WORK TO COMPLETE:
Write out the entire listing below exactly as it appears, minus any pictures.

MATERIAL:

⟨

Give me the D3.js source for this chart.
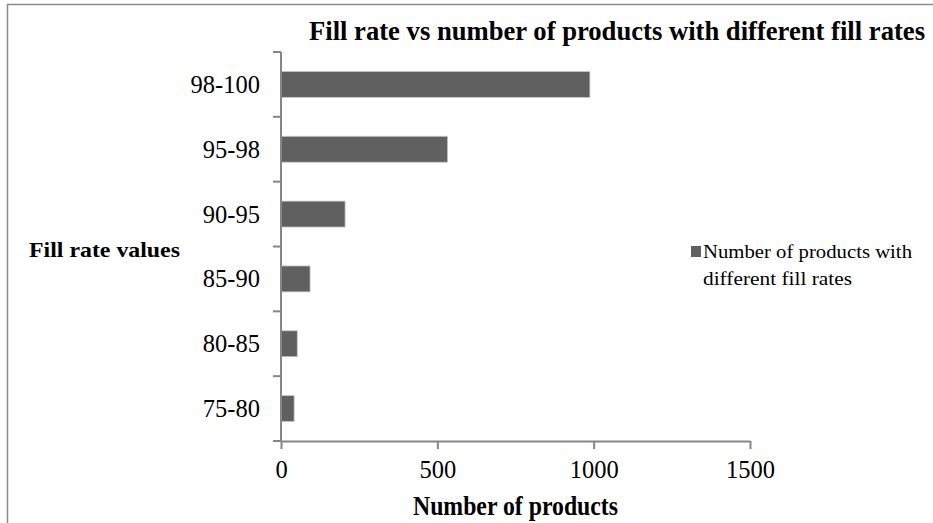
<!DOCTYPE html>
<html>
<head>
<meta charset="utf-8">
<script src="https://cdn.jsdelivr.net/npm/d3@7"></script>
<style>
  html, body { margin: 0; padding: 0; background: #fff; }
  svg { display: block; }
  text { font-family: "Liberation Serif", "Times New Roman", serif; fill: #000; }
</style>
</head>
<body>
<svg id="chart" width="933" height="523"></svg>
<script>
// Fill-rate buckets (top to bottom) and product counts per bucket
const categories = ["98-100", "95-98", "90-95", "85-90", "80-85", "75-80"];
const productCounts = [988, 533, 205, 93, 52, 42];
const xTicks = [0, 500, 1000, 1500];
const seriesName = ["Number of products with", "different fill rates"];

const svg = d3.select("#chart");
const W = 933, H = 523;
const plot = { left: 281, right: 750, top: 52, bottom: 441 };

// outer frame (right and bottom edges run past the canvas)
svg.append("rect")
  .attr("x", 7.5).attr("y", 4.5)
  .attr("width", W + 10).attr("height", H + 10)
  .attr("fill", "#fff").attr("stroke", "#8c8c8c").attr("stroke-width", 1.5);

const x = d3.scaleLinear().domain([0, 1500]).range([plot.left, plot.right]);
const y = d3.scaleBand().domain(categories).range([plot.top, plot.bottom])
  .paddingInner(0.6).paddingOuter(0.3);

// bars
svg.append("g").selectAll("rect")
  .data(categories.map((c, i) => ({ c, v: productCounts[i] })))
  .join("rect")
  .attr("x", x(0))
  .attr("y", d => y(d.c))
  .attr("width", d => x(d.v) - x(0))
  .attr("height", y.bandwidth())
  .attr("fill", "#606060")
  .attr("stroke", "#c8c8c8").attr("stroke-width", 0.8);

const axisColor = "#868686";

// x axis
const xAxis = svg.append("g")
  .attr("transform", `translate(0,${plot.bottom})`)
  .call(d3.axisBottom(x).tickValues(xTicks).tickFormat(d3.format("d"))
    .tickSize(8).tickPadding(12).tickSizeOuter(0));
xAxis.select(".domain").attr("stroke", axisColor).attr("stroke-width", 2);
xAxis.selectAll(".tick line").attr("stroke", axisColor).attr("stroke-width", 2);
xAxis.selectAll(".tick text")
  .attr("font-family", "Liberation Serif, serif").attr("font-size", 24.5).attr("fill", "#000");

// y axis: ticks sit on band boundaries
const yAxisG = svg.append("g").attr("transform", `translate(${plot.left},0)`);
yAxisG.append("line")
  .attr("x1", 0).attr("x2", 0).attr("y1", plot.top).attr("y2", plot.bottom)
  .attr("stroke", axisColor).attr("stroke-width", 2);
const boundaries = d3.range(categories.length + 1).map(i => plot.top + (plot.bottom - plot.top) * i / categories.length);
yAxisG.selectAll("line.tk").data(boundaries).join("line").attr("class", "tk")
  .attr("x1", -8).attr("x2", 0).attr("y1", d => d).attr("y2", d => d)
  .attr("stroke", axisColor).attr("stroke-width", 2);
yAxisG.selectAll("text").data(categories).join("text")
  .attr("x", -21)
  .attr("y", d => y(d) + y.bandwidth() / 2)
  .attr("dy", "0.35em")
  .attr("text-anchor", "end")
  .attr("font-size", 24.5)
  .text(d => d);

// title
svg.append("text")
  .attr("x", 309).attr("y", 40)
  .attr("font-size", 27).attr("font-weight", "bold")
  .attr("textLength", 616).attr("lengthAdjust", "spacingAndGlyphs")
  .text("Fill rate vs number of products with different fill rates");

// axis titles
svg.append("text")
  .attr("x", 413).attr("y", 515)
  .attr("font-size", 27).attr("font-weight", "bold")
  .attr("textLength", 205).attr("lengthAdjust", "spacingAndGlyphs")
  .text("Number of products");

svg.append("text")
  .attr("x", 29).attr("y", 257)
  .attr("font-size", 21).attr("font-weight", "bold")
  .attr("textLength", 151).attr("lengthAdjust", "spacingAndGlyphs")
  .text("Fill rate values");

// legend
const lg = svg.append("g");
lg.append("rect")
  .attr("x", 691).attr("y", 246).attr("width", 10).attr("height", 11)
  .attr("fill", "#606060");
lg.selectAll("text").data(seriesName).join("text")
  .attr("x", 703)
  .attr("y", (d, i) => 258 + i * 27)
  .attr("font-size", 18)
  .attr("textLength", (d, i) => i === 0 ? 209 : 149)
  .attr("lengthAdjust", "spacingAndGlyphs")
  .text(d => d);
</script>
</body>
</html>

⟩

ANSWER TO THE EXERCISE:
Give me the D3.js source for this chart.
<!DOCTYPE html>
<html>
<head>
<meta charset="utf-8">
<script src="https://cdn.jsdelivr.net/npm/d3@7"></script>
<style>
  html, body { margin: 0; padding: 0; background: #fff; }
  svg { display: block; }
  text { font-family: "Liberation Serif", "Times New Roman", serif; fill: #000; }
</style>
</head>
<body>
<svg id="chart" width="933" height="523"></svg>
<script>
// Fill-rate buckets (top to bottom) and product counts per bucket
const categories = ["98-100", "95-98", "90-95", "85-90", "80-85", "75-80"];
const productCounts = [988, 533, 205, 93, 52, 42];
const xTicks = [0, 500, 1000, 1500];
const seriesName = ["Number of products with", "different fill rates"];

const svg = d3.select("#chart");
const W = 933, H = 523;
const plot = { left: 281, right: 750, top: 52, bottom: 441 };

// outer frame (right and bottom edges run past the canvas)
svg.append("rect")
  .attr("x", 7.5).attr("y", 4.5)
  .attr("width", W + 10).attr("height", H + 10)
  .attr("fill", "#fff").attr("stroke", "#8c8c8c").attr("stroke-width", 1.5);

const x = d3.scaleLinear().domain([0, 1500]).range([plot.left, plot.right]);
const y = d3.scaleBand().domain(categories).range([plot.top, plot.bottom])
  .paddingInner(0.6).paddingOuter(0.3);

// bars
svg.append("g").selectAll("rect")
  .data(categories.map((c, i) => ({ c, v: productCounts[i] })))
  .join("rect")
  .attr("x", x(0))
  .attr("y", d => y(d.c))
  .attr("width", d => x(d.v) - x(0))
  .attr("height", y.bandwidth())
  .attr("fill", "#606060")
  .attr("stroke", "#c8c8c8").attr("stroke-width", 0.8);

const axisColor = "#868686";

// x axis
const xAxis = svg.append("g")
  .attr("transform", `translate(0,${plot.bottom})`)
  .call(d3.axisBottom(x).tickValues(xTicks).tickFormat(d3.format("d"))
    .tickSize(8).tickPadding(12).tickSizeOuter(0));
xAxis.select(".domain").attr("stroke", axisColor).attr("stroke-width", 2);
xAxis.selectAll(".tick line").attr("stroke", axisColor).attr("stroke-width", 2);
xAxis.selectAll(".tick text")
  .attr("font-family", "Liberation Serif, serif").attr("font-size", 24.5).attr("fill", "#000");

// y axis: ticks sit on band boundaries
const yAxisG = svg.append("g").attr("transform", `translate(${plot.left},0)`);
yAxisG.append("line")
  .attr("x1", 0).attr("x2", 0).attr("y1", plot.top).attr("y2", plot.bottom)
  .attr("stroke", axisColor).attr("stroke-width", 2);
const boundaries = d3.range(categories.length + 1).map(i => plot.top + (plot.bottom - plot.top) * i / categories.length);
yAxisG.selectAll("line.tk").data(boundaries).join("line").attr("class", "tk")
  .attr("x1", -8).attr("x2", 0).attr("y1", d => d).attr("y2", d => d)
  .attr("stroke", axisColor).attr("stroke-width", 2);
yAxisG.selectAll("text").data(categories).join("text")
  .attr("x", -21)
  .attr("y", d => y(d) + y.bandwidth() / 2)
  .attr("dy", "0.35em")
  .attr("text-anchor", "end")
  .attr("font-size", 24.5)
  .text(d => d);

// title
svg.append("text")
  .attr("x", 309).attr("y", 40)
  .attr("font-size", 27).attr("font-weight", "bold")
  .attr("textLength", 616).attr("lengthAdjust", "spacingAndGlyphs")
  .text("Fill rate vs number of products with different fill rates");

// axis titles
svg.append("text")
  .attr("x", 413).attr("y", 515)
  .attr("font-size", 27).attr("font-weight", "bold")
  .attr("textLength", 205).attr("lengthAdjust", "spacingAndGlyphs")
  .text("Number of products");

svg.append("text")
  .attr("x", 29).attr("y", 257)
  .attr("font-size", 21).attr("font-weight", "bold")
  .attr("textLength", 151).attr("lengthAdjust", "spacingAndGlyphs")
  .text("Fill rate values");

// legend
const lg = svg.append("g");
lg.append("rect")
  .attr("x", 691).attr("y", 246).attr("width", 10).attr("height", 11)
  .attr("fill", "#606060");
lg.selectAll("text").data(seriesName).join("text")
  .attr("x", 703)
  .attr("y", (d, i) => 258 + i * 27)
  .attr("font-size", 18)
  .attr("textLength", (d, i) => i === 0 ? 209 : 149)
  .attr("lengthAdjust", "spacingAndGlyphs")
  .text(d => d);
</script>
</body>
</html>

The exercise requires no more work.